GIVEN TASK
Retype, exactly as they stand, the lines from the start of the data to the line that contains "color: '#000', width: 2", both ends included. Leave the pictures out.

SOURCE MATERIAL
━━━━━━━━

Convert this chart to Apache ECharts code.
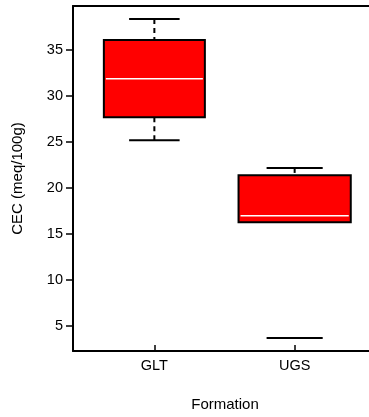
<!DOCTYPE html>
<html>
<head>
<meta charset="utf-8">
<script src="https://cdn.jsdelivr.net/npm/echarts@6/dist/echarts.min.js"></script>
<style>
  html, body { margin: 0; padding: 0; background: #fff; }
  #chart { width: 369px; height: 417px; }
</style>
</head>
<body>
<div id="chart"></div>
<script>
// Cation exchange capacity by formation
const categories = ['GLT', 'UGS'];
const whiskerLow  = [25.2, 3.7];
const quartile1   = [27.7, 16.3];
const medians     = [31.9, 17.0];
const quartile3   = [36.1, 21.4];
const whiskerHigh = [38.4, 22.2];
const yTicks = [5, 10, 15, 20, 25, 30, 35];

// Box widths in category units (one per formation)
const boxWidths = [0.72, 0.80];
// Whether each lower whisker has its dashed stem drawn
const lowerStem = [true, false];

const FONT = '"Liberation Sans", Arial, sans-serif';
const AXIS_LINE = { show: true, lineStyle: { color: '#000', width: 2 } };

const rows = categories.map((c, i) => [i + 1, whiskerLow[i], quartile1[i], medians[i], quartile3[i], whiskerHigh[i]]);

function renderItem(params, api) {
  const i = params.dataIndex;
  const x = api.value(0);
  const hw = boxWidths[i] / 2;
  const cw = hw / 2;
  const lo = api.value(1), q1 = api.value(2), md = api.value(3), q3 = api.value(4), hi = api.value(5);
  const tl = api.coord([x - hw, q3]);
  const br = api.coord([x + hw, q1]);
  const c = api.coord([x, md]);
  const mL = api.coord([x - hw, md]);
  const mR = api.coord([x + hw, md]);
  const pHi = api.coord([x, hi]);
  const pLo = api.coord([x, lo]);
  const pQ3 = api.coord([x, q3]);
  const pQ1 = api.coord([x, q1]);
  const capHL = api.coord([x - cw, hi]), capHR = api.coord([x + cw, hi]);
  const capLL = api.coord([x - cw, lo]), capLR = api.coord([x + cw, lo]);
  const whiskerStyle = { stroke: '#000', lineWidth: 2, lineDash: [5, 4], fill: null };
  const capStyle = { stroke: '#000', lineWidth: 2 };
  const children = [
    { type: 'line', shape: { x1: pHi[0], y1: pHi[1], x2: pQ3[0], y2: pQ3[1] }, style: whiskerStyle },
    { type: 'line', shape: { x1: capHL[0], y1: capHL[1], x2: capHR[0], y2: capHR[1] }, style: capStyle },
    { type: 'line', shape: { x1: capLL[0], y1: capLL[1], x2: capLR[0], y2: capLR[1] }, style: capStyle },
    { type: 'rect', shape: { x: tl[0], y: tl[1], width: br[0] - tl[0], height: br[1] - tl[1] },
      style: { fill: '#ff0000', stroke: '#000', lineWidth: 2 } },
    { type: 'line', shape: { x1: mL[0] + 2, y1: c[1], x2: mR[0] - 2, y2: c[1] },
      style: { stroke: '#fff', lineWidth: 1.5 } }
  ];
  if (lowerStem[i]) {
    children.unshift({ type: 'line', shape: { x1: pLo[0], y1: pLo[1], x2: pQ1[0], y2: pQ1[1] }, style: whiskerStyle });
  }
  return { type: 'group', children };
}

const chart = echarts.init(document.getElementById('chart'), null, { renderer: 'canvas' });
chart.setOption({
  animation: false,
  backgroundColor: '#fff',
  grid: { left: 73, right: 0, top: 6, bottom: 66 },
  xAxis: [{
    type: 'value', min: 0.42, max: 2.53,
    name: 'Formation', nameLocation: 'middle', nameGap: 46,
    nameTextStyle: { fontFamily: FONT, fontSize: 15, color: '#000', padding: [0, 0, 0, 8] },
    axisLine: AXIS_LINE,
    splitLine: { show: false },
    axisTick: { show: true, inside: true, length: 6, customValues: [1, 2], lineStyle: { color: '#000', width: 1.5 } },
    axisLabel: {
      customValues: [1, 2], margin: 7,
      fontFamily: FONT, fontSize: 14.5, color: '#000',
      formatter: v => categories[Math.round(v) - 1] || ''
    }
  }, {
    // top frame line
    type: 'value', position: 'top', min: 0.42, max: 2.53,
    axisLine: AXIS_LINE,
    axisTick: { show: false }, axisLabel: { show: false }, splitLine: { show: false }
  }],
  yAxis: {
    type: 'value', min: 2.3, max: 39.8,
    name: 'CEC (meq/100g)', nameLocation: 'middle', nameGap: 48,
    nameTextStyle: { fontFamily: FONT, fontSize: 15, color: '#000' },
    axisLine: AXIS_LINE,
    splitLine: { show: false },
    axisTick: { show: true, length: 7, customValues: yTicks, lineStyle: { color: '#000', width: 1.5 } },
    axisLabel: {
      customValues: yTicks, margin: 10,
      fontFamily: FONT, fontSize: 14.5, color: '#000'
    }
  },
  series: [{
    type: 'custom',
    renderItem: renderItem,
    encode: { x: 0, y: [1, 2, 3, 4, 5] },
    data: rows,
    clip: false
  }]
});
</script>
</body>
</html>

━━━━━━━━

WRITTEN REPLY
Convert this chart to Apache ECharts code.
<!DOCTYPE html>
<html>
<head>
<meta charset="utf-8">
<script src="https://cdn.jsdelivr.net/npm/echarts@6/dist/echarts.min.js"></script>
<style>
  html, body { margin: 0; padding: 0; background: #fff; }
  #chart { width: 369px; height: 417px; }
</style>
</head>
<body>
<div id="chart"></div>
<script>
// Cation exchange capacity by formation
const categories = ['GLT', 'UGS'];
const whiskerLow  = [25.2, 3.7];
const quartile1   = [27.7, 16.3];
const medians     = [31.9, 17.0];
const quartile3   = [36.1, 21.4];
const whiskerHigh = [38.4, 22.2];
const yTicks = [5, 10, 15, 20, 25, 30, 35];

// Box widths in category units (one per formation)
const boxWidths = [0.72, 0.80];
// Whether each lower whisker has its dashed stem drawn
const lowerStem = [true, false];

const FONT = '"Liberation Sans", Arial, sans-serif';
const AXIS_LINE = { show: true, lineStyle: { color: '#000', width: 2 } };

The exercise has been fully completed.